Copy everything in the data below exactly except the pictures.

--- begin INFORMATION SHOWN ---

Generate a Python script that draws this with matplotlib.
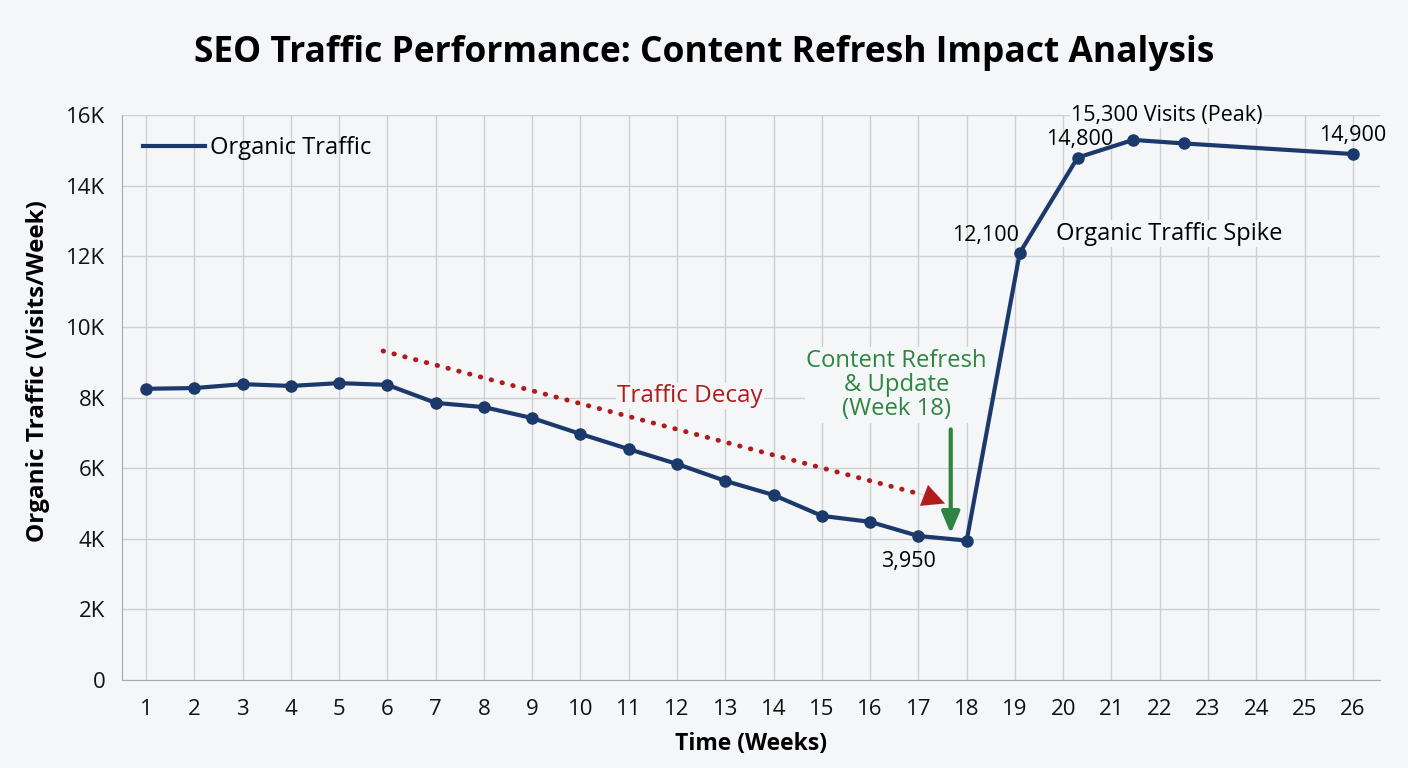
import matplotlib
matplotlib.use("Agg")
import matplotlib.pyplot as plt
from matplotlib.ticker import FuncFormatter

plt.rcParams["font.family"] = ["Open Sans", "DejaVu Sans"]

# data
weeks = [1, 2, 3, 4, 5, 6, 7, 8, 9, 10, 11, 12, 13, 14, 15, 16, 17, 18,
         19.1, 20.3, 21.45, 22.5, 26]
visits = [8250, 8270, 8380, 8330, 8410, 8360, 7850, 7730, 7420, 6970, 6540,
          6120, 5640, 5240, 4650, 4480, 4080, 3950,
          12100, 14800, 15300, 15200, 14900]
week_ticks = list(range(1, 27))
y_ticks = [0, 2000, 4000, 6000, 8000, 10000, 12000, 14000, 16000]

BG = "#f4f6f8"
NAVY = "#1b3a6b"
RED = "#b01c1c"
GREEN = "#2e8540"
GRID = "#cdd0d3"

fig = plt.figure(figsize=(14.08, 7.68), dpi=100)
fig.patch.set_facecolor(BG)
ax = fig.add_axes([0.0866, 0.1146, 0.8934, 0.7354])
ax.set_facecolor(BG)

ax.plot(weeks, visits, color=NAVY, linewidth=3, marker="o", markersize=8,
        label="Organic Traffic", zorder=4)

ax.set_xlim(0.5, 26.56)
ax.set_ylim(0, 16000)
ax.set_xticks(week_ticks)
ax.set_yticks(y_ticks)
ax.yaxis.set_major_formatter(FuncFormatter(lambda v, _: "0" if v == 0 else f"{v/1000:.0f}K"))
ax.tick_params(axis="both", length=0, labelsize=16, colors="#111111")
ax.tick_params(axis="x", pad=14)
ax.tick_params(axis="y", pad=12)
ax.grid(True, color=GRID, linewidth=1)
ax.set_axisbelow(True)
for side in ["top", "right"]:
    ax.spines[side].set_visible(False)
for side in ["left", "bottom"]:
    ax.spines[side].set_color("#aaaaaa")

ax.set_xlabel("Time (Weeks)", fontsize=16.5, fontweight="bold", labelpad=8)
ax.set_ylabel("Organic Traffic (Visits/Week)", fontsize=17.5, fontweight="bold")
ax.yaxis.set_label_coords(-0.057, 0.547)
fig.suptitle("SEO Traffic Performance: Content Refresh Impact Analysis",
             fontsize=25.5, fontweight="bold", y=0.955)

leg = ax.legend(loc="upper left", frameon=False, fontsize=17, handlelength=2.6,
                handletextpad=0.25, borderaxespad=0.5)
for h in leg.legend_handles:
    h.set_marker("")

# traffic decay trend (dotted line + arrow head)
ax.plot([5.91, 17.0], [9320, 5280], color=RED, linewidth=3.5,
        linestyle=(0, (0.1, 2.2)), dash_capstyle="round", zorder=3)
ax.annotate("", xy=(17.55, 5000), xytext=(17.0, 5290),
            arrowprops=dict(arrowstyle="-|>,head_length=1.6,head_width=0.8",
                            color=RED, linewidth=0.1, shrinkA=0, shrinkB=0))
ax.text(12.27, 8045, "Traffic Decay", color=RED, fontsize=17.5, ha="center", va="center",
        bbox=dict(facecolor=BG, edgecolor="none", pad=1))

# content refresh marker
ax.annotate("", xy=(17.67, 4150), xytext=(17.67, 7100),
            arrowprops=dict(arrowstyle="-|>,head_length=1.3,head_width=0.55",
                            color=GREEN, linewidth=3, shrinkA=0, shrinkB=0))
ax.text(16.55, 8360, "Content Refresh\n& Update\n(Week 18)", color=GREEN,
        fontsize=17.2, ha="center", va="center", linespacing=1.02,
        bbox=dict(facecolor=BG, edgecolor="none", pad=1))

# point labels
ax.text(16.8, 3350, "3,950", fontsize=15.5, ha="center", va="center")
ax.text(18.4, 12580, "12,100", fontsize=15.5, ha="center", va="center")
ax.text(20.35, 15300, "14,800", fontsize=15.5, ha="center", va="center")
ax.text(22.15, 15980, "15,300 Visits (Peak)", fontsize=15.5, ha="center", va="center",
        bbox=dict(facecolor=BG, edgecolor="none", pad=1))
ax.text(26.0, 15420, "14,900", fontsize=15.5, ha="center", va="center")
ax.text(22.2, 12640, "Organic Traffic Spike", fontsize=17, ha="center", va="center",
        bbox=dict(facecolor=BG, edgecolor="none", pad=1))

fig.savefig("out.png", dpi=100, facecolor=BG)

--- end INFORMATION SHOWN ---

• _ANSWER FOR THE TASK_
Generate a Python script that draws this with matplotlib.
import matplotlib
matplotlib.use("Agg")
import matplotlib.pyplot as plt
from matplotlib.ticker import FuncFormatter

plt.rcParams["font.family"] = ["Open Sans", "DejaVu Sans"]

# data
weeks = [1, 2, 3, 4, 5, 6, 7, 8, 9, 10, 11, 12, 13, 14, 15, 16, 17, 18,
         19.1, 20.3, 21.45, 22.5, 26]
visits = [8250, 8270, 8380, 8330, 8410, 8360, 7850, 7730, 7420, 6970, 6540,
          6120, 5640, 5240, 4650, 4480, 4080, 3950,
          12100, 14800, 15300, 15200, 14900]
week_ticks = list(range(1, 27))
y_ticks = [0, 2000, 4000, 6000, 8000, 10000, 12000, 14000, 16000]

BG = "#f4f6f8"
NAVY = "#1b3a6b"
RED = "#b01c1c"
GREEN = "#2e8540"
GRID = "#cdd0d3"

fig = plt.figure(figsize=(14.08, 7.68), dpi=100)
fig.patch.set_facecolor(BG)
ax = fig.add_axes([0.0866, 0.1146, 0.8934, 0.7354])
ax.set_facecolor(BG)

ax.plot(weeks, visits, color=NAVY, linewidth=3, marker="o", markersize=8,
        label="Organic Traffic", zorder=4)

ax.set_xlim(0.5, 26.56)
ax.set_ylim(0, 16000)
ax.set_xticks(week_ticks)
ax.set_yticks(y_ticks)
ax.yaxis.set_major_formatter(FuncFormatter(lambda v, _: "0" if v == 0 else f"{v/1000:.0f}K"))
ax.tick_params(axis="both", length=0, labelsize=16, colors="#111111")
ax.tick_params(axis="x", pad=14)
ax.tick_params(axis="y", pad=12)
ax.grid(True, color=GRID, linewidth=1)
ax.set_axisbelow(True)
for side in ["top", "right"]:
    ax.spines[side].set_visible(False)
for side in ["left", "bottom"]:
    ax.spines[side].set_color("#aaaaaa")

ax.set_xlabel("Time (Weeks)", fontsize=16.5, fontweight="bold", labelpad=8)
ax.set_ylabel("Organic Traffic (Visits/Week)", fontsize=17.5, fontweight="bold")
ax.yaxis.set_label_coords(-0.057, 0.547)
fig.suptitle("SEO Traffic Performance: Content Refresh Impact Analysis",
             fontsize=25.5, fontweight="bold", y=0.955)

leg = ax.legend(loc="upper left", frameon=False, fontsize=17, handlelength=2.6,
                handletextpad=0.25, borderaxespad=0.5)
for h in leg.legend_handles:
    h.set_marker("")

# traffic decay trend (dotted line + arrow head)
ax.plot([5.91, 17.0], [9320, 5280], color=RED, linewidth=3.5,
        linestyle=(0, (0.1, 2.2)), dash_capstyle="round", zorder=3)
ax.annotate("", xy=(17.55, 5000), xytext=(17.0, 5290),
            arrowprops=dict(arrowstyle="-|>,head_length=1.6,head_width=0.8",
                            color=RED, linewidth=0.1, shrinkA=0, shrinkB=0))
ax.text(12.27, 8045, "Traffic Decay", color=RED, fontsize=17.5, ha="center", va="center",
        bbox=dict(facecolor=BG, edgecolor="none", pad=1))

# content refresh marker
ax.annotate("", xy=(17.67, 4150), xytext=(17.67, 7100),
            arrowprops=dict(arrowstyle="-|>,head_length=1.3,head_width=0.55",
                            color=GREEN, linewidth=3, shrinkA=0, shrinkB=0))
ax.text(16.55, 8360, "Content Refresh\n& Update\n(Week 18)", color=GREEN,
        fontsize=17.2, ha="center", va="center", linespacing=1.02,
        bbox=dict(facecolor=BG, edgecolor="none", pad=1))

# point labels
ax.text(16.8, 3350, "3,950", fontsize=15.5, ha="center", va="center")
ax.text(18.4, 12580, "12,100", fontsize=15.5, ha="center", va="center")
ax.text(20.35, 15300, "14,800", fontsize=15.5, ha="center", va="center")
ax.text(22.15, 15980, "15,300 Visits (Peak)", fontsize=15.5, ha="center", va="center",
        bbox=dict(facecolor=BG, edgecolor="none", pad=1))
ax.text(26.0, 15420, "14,900", fontsize=15.5, ha="center", va="center")
ax.text(22.2, 12640, "Organic Traffic Spike", fontsize=17, ha="center", va="center",
        bbox=dict(facecolor=BG, edgecolor="none", pad=1))

fig.savefig("out.png", dpi=100, facecolor=BG)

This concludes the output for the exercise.